Через Карлаг прошли тысячи великих муз. Среди них – друг по гимназии А.И. Солженицына, мастер кисти Сергей Михайлович Ивашев-Мусатов, прототип художника «шарашки» Кондрашева в романе Александра Исаевича «В круге первом». Он был осужден в 1947 году за чтение крамольной повести Д. Андреева «Странники ночи». Целых семь лет содержался в Карлаге. Некоторые искусствоведы утверждают, что его лагерные работы не сохранились. Однако это не так. Узник Карлага, писатель Юрий Грунин в своей книги «Спина земли», рассказывая об Ивашеве-Мусатове, пишет: «Я храню сделанный им с меня карандашный набросок. Короткие легкие штрихи… Такого графического мастерства и индивидуальности стиля я еще не встречал». Рисунок был сделан 11 февраля 1951 года на первом лагпункте первого отделения Степлага.
А.И. Солженицын в своей книге «Архипелаг ГУЛАГ» вспоминает о художнике Ивашеве-Мусатове в связи с рассуждениями о тлетворном влиянии лагерей на осужденных.
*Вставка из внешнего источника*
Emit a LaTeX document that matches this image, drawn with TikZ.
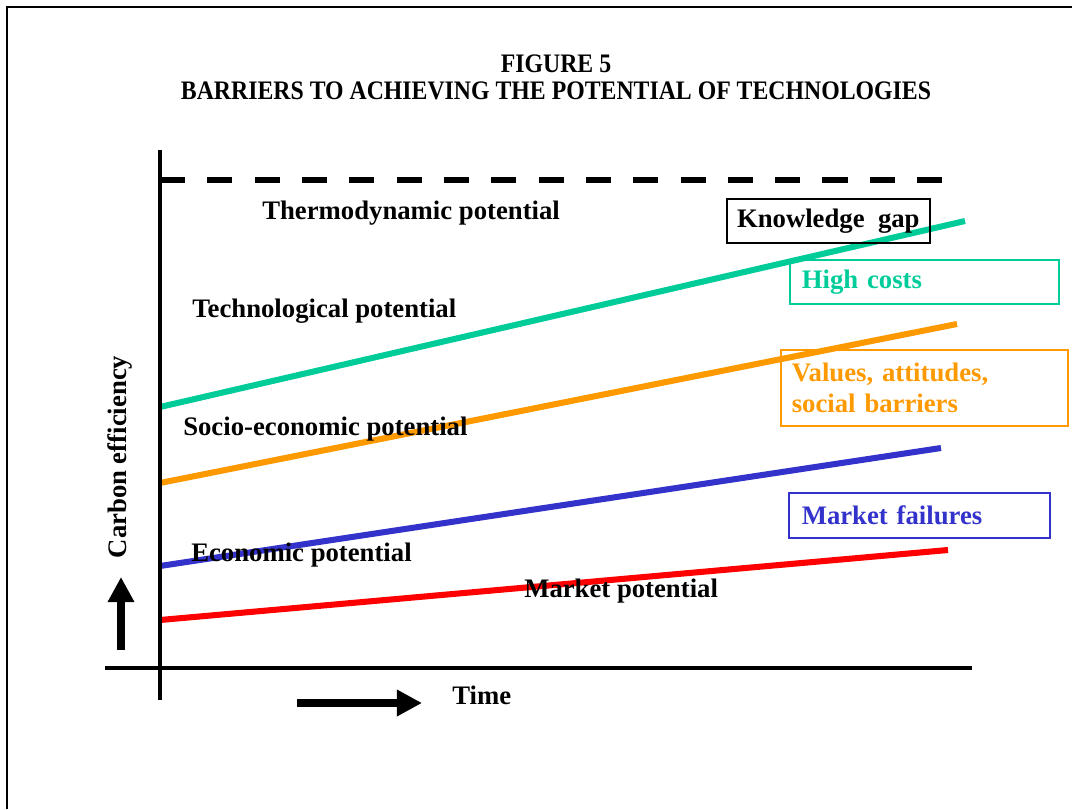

Он ссылается на его высказывания о том, что от самого заключенного в этих ужасных условиях зависело: сделаться животным или остаться человеком.
Ивашев-Мусатов оставался человеком. Он и других интеллигентов поддерживал на высоком сознательном уровне, не давая им падать духом. Особенно он любил художника Льва Михайловича Премирова, добавляя ему душевных сил в творчестве. Даже после освобождения из Карлага он продолжал дружить с Премировым, оставшимся в ссылке в Караганде, высылал ему из Москвы ободряющие письма.
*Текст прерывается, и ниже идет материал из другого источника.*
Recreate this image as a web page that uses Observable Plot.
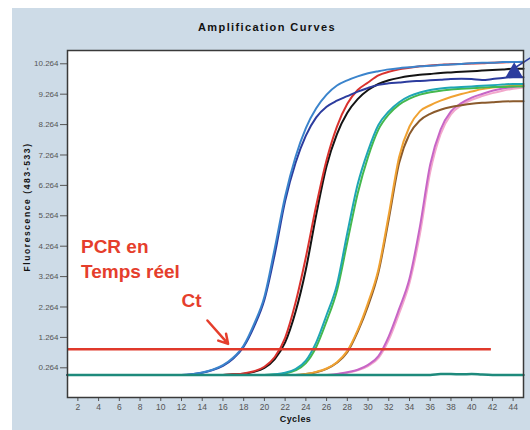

Великий прозаик А.И. Солженицын об Ивашеве-Мусатове написал, что тот не знал одного состояния – равнодушия…
Это же можно сказать почти о всех музах Карлага, которые упорно и настойчиво в самых жестоких условиях лагерей несли большую культуру в степь, показывая местным жителям на высоком художественном уровне классические пьесы, знакомя их с опереттами и даже операми знаменитых композиторов, устраивая выставки талантливых картин. Безусловно, музы Карлага оставили глубокий след в душах тех, кто соприкасался с их культурой, искусством, литературой.